Ben içeriden çıkalı 5,5 yıl geçti. O hâlâ Silivri hapishanesinde yatıyor. Muktedirler, bizden alacağını aldı ve daha fazlasına gerek duymayıp salıverdiler. Davamızı ısrarla sürdürüyorlar o ayrı konu. Ama Osman’ın hapishanede yedi yılı geçti ve muktedirler ondan hâlâ alacakları olduğunu düşünüyor. Herkes biliyor ki, bu alacak hukukla ilgili değil, tamamen siyasi bir alacak ve hesaplaşma. Ama neden kaynaklandığı, neden hedef seçildiği, neden bu kertede kin ve düşmanlıkla güdülendikleri benim için hâlâ meçhul.
Kuvvetle muhtemel Osman için de. Tanıyan, bilen herkesin karınca incitmez, şiddetle işi olmaz, nazik, hoşgörülü, saygılı ve saygıdeğer bir insan olduğu konusunda tereddütsüz tanıklık edeceği Osman’a yapılan zulmün tahammül sınırlarını aştığı herkesin malumu.

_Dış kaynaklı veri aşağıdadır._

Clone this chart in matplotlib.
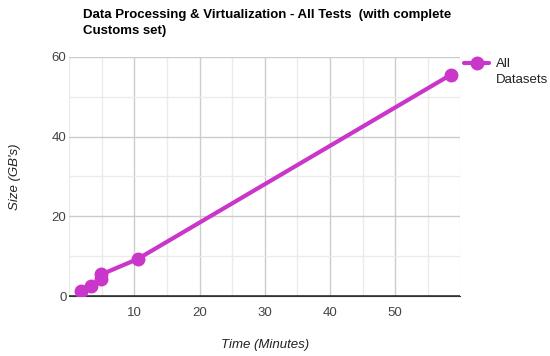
import matplotlib
matplotlib.use("Agg")
import matplotlib.pyplot as plt
import numpy as np
from matplotlib.legend_handler import HandlerLine2D

# data
time_min = [1.8, 3.4, 4.9, 4.9, 10.5, 58.5]
size_gb = [1.2, 2.5, 4.2, 5.4, 9.3, 55.5]
x_ticks = [10, 20, 30, 40, 50]
y_ticks = [0, 20, 40, 60]

plt.rcParams["font.family"] = ["Liberation Sans", "DejaVu Sans"]
color = "#c936c9"


class TopLineHandler(HandlerLine2D):
    """puts the legend marker next to the first line of a two-line label"""
    def create_artists(self, legend, orig_handle, xdescent, ydescent,
                       width, height, fontsize, trans):
        arts = super().create_artists(legend, orig_handle, xdescent, ydescent,
                                      width, height, fontsize, trans)
        for a in arts:
            a.set_ydata(np.asarray(a.get_ydata()) + height * 1.0)
        return arts


fig = plt.figure(figsize=(5.5, 3.56), dpi=100)
ax = fig.add_axes([0.126, 0.1685, 0.711, 0.6715])

line, = ax.plot(time_min, size_gb, color=color, lw=3, marker="o", ms=9,
                label="All\nDatasets", solid_capstyle="round", zorder=3)

ax.set_xlim(0, 60)
ax.set_ylim(0, 60)
ax.set_xticks(x_ticks)
ax.set_yticks(y_ticks)
ax.set_xticks(range(0, 61, 5), minor=True)
ax.set_yticks(range(0, 61, 10), minor=True)
ax.grid(which="major", color="#cccccc", lw=1)
ax.grid(which="minor", color="#ebebeb", lw=1)
ax.tick_params(which="both", length=0, labelsize=9.5, labelcolor="#444444")
ax.tick_params(axis="x", pad=8)
ax.tick_params(axis="y", pad=2)
for s in ["top", "right", "left"]:
    ax.spines[s].set_visible(False)
ax.spines["bottom"].set_color("#333333")
ax.axhline(0, color="#333333", lw=1.2, zorder=2)

ax.set_xlabel("Time (Minutes)", style="italic", color="#222222", fontsize=9.5, labelpad=14)
ax.set_ylabel("Size (GB's)", style="italic", color="#222222", fontsize=9.5, labelpad=22)

fig.text(0.151, 0.975, "Data Processing & Virtualization - All Tests  (with complete\nCustoms set)",
         fontsize=9.5, fontweight="bold", color="#000000", va="top", ha="left", linespacing=1.5)

leg = ax.legend(loc="upper left", bbox_to_anchor=(0.99, 1.03), frameon=False,
                fontsize=9.5, handlelength=1.9, handletextpad=0.5,
                borderaxespad=0.2, labelcolor="#222222",
                handler_map={line: TopLineHandler()})
for t in leg.get_texts():
    t.set_linespacing(1.5)

fig.savefig("out.png", dpi=100)
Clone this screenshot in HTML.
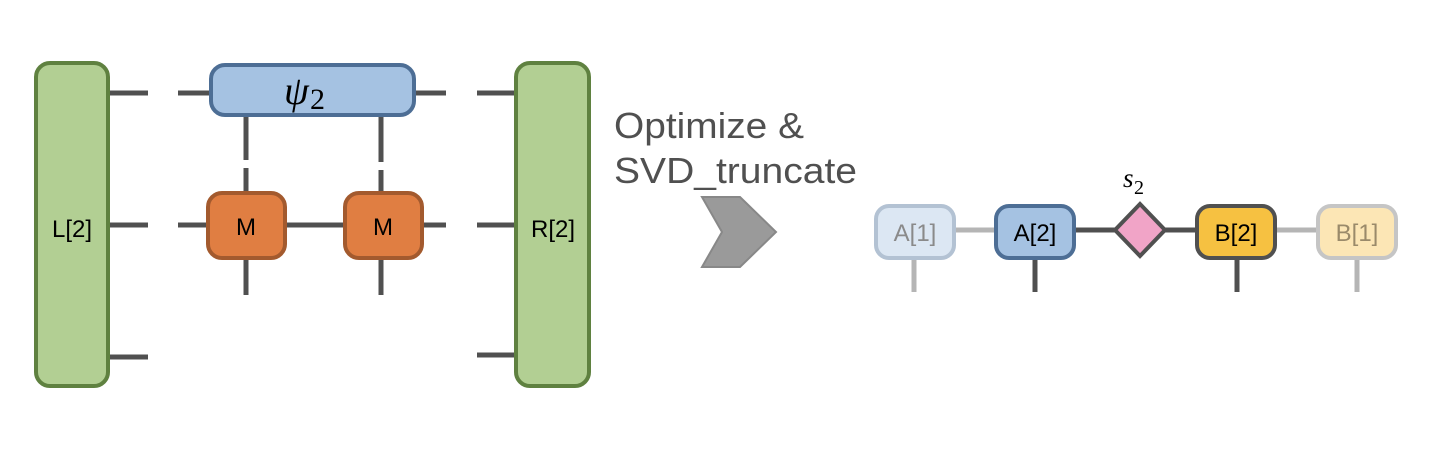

Türkiye’de adalet, yargı, hukuk adına yaşanan sefaletin, rezaletin, utanmazlığın çıplak resmidir Osman Kavala. Onun adını duyup, uğradığı zulmü bilip hâlâ her şeyin normal olduğunu düşünen her kim varsa vicdansız, utanmaz ve rezil bir insandır. Yedi yıl dile kolay.
Ona bu zulmü çektirenler kadar suçlu olmasalar da, bu zulmü görüp, duyup sessiz ve edilgen kalanlar da yaşadığımız bu utançta pay sahibidir. Yetmedi mi suskunluğunuz? Daha ne kadar bu rezaleti izleyeceksiniz?"